> Data block:

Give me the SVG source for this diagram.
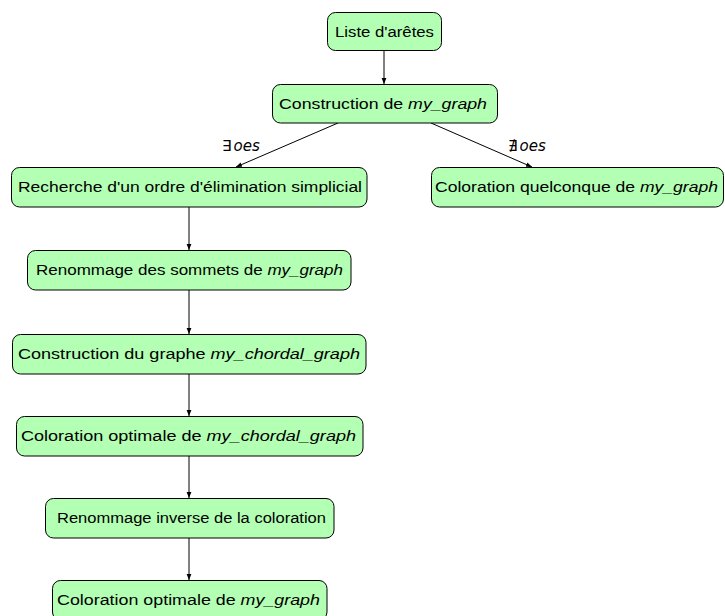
<svg xmlns="http://www.w3.org/2000/svg" width="725" height="616" viewBox="0 0 725 616">
<defs>
<marker id="ah" viewBox="0 0 10 10" refX="10" refY="5" markerWidth="6" markerHeight="6" orient="auto" markerUnits="userSpaceOnUse">
<path d="M0,1 L10,5 L0,9 z" fill="#000"/>
</marker>
<style>
.n rect{fill:#b3ffb3;stroke:#000;stroke-width:1}
.n text,.lbl{font-family:"Liberation Sans","DejaVu Sans",sans-serif;font-size:15.5px;fill:#000}
.lbl{font-family:"DejaVu Sans","Liberation Sans",sans-serif;font-size:15px}
.n text{text-anchor:start}
.i{font-style:italic}
.e line{stroke:#000;stroke-width:1;marker-end:url(#ah)}
</style>
</defs>
<rect width="725" height="616" fill="#fff"/>
<g class="e" id="edges">
<line x1="384" y1="50" x2="384" y2="84"/>
<line x1="338" y1="123" x2="236" y2="167"/>
<line x1="431" y1="123" x2="532" y2="167"/>
<line x1="189" y1="207" x2="189" y2="250"/>
<line x1="189" y1="290" x2="189" y2="334"/>
<line x1="189" y1="374" x2="189" y2="416"/>
<line x1="189" y1="456" x2="189" y2="498"/>
<line x1="189" y1="538" x2="189" y2="580"/>
<text class="lbl" x="222" y="151"><tspan>∃</tspan><tspan class="i" dx="2">oes</tspan></text>
<text class="lbl" x="508" y="151"><tspan>∄</tspan><tspan class="i" dx="2">oes</tspan></text>
</g>
<g class="n" id="n1"><rect x="327.5" y="12.5" width="114" height="38" rx="8"/><text x="335" y="37" textLength="99" lengthAdjust="spacingAndGlyphs">Liste d'arêtes</text></g>
<g class="n" id="n2"><rect x="272.5" y="84.5" width="225" height="38.5" rx="8"/><text x="279" y="109" textLength="208" lengthAdjust="spacingAndGlyphs">Construction de <tspan class="i">my_graph</tspan></text></g>
<g class="n" id="n3"><rect x="11.5" y="167.5" width="355.5" height="39.5" rx="8"/><text x="18" y="192" textLength="344" lengthAdjust="spacingAndGlyphs">Recherche d'un ordre d'élimination simplicial</text></g>
<g class="n" id="n4"><rect x="431.5" y="167.5" width="292" height="39.5" rx="8"/><text x="435" y="192" textLength="283" lengthAdjust="spacingAndGlyphs">Coloration quelconque de <tspan class="i">my_graph</tspan></text></g>
<g class="n" id="n5"><rect x="27.5" y="250.5" width="323.5" height="39.5" rx="8"/><text x="36" y="275" textLength="307" lengthAdjust="spacingAndGlyphs">Renommage des sommets de <tspan class="i">my_graph</tspan></text></g>
<g class="n" id="n6"><rect x="12.5" y="334.5" width="353.5" height="39.5" rx="8"/><text x="18" y="359" textLength="342" lengthAdjust="spacingAndGlyphs">Construction du graphe <tspan class="i">my_chordal_graph</tspan></text></g>
<g class="n" id="n7"><rect x="16.5" y="416.5" width="346.5" height="39.5" rx="8"/><text x="21" y="441" textLength="335" lengthAdjust="spacingAndGlyphs">Coloration optimale de <tspan class="i">my_chordal_graph</tspan></text></g>
<g class="n" id="n8"><rect x="45.5" y="498.5" width="288.5" height="39.5" rx="8"/><text x="57" y="523" textLength="269" lengthAdjust="spacingAndGlyphs">Renommage inverse de la coloration</text></g>
<g class="n" id="n9"><rect x="52.5" y="580.5" width="274.5" height="39.5" rx="8"/><text x="57" y="605" textLength="263" lengthAdjust="spacingAndGlyphs">Coloration optimale de <tspan class="i">my_graph</tspan></text></g>
</svg>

> Exercise aim:
The material above must be printed exactly, with its pictures left out.

> Expected output:
Give me the SVG source for this diagram.
<svg xmlns="http://www.w3.org/2000/svg" width="725" height="616" viewBox="0 0 725 616">
<defs>
<marker id="ah" viewBox="0 0 10 10" refX="10" refY="5" markerWidth="6" markerHeight="6" orient="auto" markerUnits="userSpaceOnUse">
<path d="M0,1 L10,5 L0,9 z" fill="#000"/>
</marker>
<style>
.n rect{fill:#b3ffb3;stroke:#000;stroke-width:1}
.n text,.lbl{font-family:"Liberation Sans","DejaVu Sans",sans-serif;font-size:15.5px;fill:#000}
.lbl{font-family:"DejaVu Sans","Liberation Sans",sans-serif;font-size:15px}
.n text{text-anchor:start}
.i{font-style:italic}
.e line{stroke:#000;stroke-width:1;marker-end:url(#ah)}
</style>
</defs>
<rect width="725" height="616" fill="#fff"/>
<g class="e" id="edges">
<line x1="384" y1="50" x2="384" y2="84"/>
<line x1="338" y1="123" x2="236" y2="167"/>
<line x1="431" y1="123" x2="532" y2="167"/>
<line x1="189" y1="207" x2="189" y2="250"/>
<line x1="189" y1="290" x2="189" y2="334"/>
<line x1="189" y1="374" x2="189" y2="416"/>
<line x1="189" y1="456" x2="189" y2="498"/>
<line x1="189" y1="538" x2="189" y2="580"/>
<text class="lbl" x="222" y="151"><tspan>∃</tspan><tspan class="i" dx="2">oes</tspan></text>
<text class="lbl" x="508" y="151"><tspan>∄</tspan><tspan class="i" dx="2">oes</tspan></text>
</g>
<g class="n" id="n1"><rect x="327.5" y="12.5" width="114" height="38" rx="8"/><text x="335" y="37" textLength="99" lengthAdjust="spacingAndGlyphs">Liste d'arêtes</text></g>
<g class="n" id="n2"><rect x="272.5" y="84.5" width="225" height="38.5" rx="8"/><text x="279" y="109" textLength="208" lengthAdjust="spacingAndGlyphs">Construction de <tspan class="i">my_graph</tspan></text></g>
<g class="n" id="n3"><rect x="11.5" y="167.5" width="355.5" height="39.5" rx="8"/><text x="18" y="192" textLength="344" lengthAdjust="spacingAndGlyphs">Recherche d'un ordre d'élimination simplicial</text></g>
<g class="n" id="n4"><rect x="431.5" y="167.5" width="292" height="39.5" rx="8"/><text x="435" y="192" textLength="283" lengthAdjust="spacingAndGlyphs">Coloration quelconque de <tspan class="i">my_graph</tspan></text></g>
<g class="n" id="n5"><rect x="27.5" y="250.5" width="323.5" height="39.5" rx="8"/><text x="36" y="275" textLength="307" lengthAdjust="spacingAndGlyphs">Renommage des sommets de <tspan class="i">my_graph</tspan></text></g>
<g class="n" id="n6"><rect x="12.5" y="334.5" width="353.5" height="39.5" rx="8"/><text x="18" y="359" textLength="342" lengthAdjust="spacingAndGlyphs">Construction du graphe <tspan class="i">my_chordal_graph</tspan></text></g>
<g class="n" id="n7"><rect x="16.5" y="416.5" width="346.5" height="39.5" rx="8"/><text x="21" y="441" textLength="335" lengthAdjust="spacingAndGlyphs">Coloration optimale de <tspan class="i">my_chordal_graph</tspan></text></g>
<g class="n" id="n8"><rect x="45.5" y="498.5" width="288.5" height="39.5" rx="8"/><text x="57" y="523" textLength="269" lengthAdjust="spacingAndGlyphs">Renommage inverse de la coloration</text></g>
<g class="n" id="n9"><rect x="52.5" y="580.5" width="274.5" height="39.5" rx="8"/><text x="57" y="605" textLength="263" lengthAdjust="spacingAndGlyphs">Coloration optimale de <tspan class="i">my_graph</tspan></text></g>
</svg>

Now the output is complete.